Grâce à ces résultats (bien communiqués toutefois !), la petite association a bien grandi, au point de rassembler aujourd’hui près de 9000 agriculteurs : environ 7000 peuvent valoriser leurs produits dans une filière (longue ou courte car il y a aussi des producteurs fermiers) et 1700 agriculteurs ne le peuvent pas car ils n’ont pas de débouchés spécifiques (leur laiterie, abattoir, centre de conditionnement d’œufs… n’est pas adhérent).

« Ces agriculteurs adhèrent au projet, à ses valeurs, pour participer à la communauté Bleu-blanc-cœur », précise Nathalie Kerhoas, la directrice de l’association. Ils auront peut-être quand même des retombées économiques de cette adhésion, car « pour la moitié d'entre eux, ils sont aussi partie prenante de notre démarche environnementale Ecométhane ». En effet, parmi les nombreux bénéfices prouvés de la démarche figure l’amélioration du bilan carbone des produits (13% en moyenne).

Agronome, Pierre Weill est l’un des trois coprésidents de l’association, aux côtés de Jean-Pierre Pasquet, éleveur laitier, et Bernard Schmitt, médecin nutritionniste. (Photo Catherine Perrot)

Une étude étonnante sur l’allaitement

Pour cette édition 2023, l’étude scientifique « vedette » de la journée était celle sur l’allaitement des femmes, dont les résultats sont très significatifs : des femmes qui ont consommé à partir du dernier trimestre de grossesse, des menus Bleu-blanc-cœur (avec viandes, produits laitiers, œufs, farines de lin..), ont un lait 35% plus riche en oméga 3 que des femmes ayant consommé les mêmes produits standards.

Lorsqu’on sait qu’une déficience alimentaire en oméga 3 pendant la grossesse peut induire des troubles du développement neurofonctionnel chez l’humain, ce résultat est très important.

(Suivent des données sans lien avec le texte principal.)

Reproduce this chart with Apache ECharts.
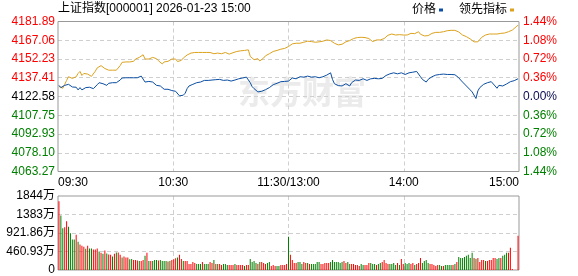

Mieux encore, cette modification du profil en acide gras du lait maternel est meilleure en alimentant les mères avec des produits d’animaux nourris avec des omégas 3 que si on leur avait distribué la même quantité d’acides gras en supplémentation !

Finalement, ce seront peut-être les éleveurs qui seront les moins surpris par ces résultats : ils sont nombreux à avoir constaté, et témoigné lors de la journée, que bien nourrir leurs animaux, avec des aliments diversifiés, et notamment avec des aliments riches en acides gras oméga 3 (herbe, lin, luzerne...), était le gage de leur meilleure santé, longévité, reproduction et performances. Ne disent-ils pas d’ailleurs qu’ils vont « soigner leurs vaches » quand ils les alimentent ? Là-dessus aussi, Bleu-blanc-cœur dispose d’études scientifiques vétérinaires qui prouvent la réalité de leurs observations.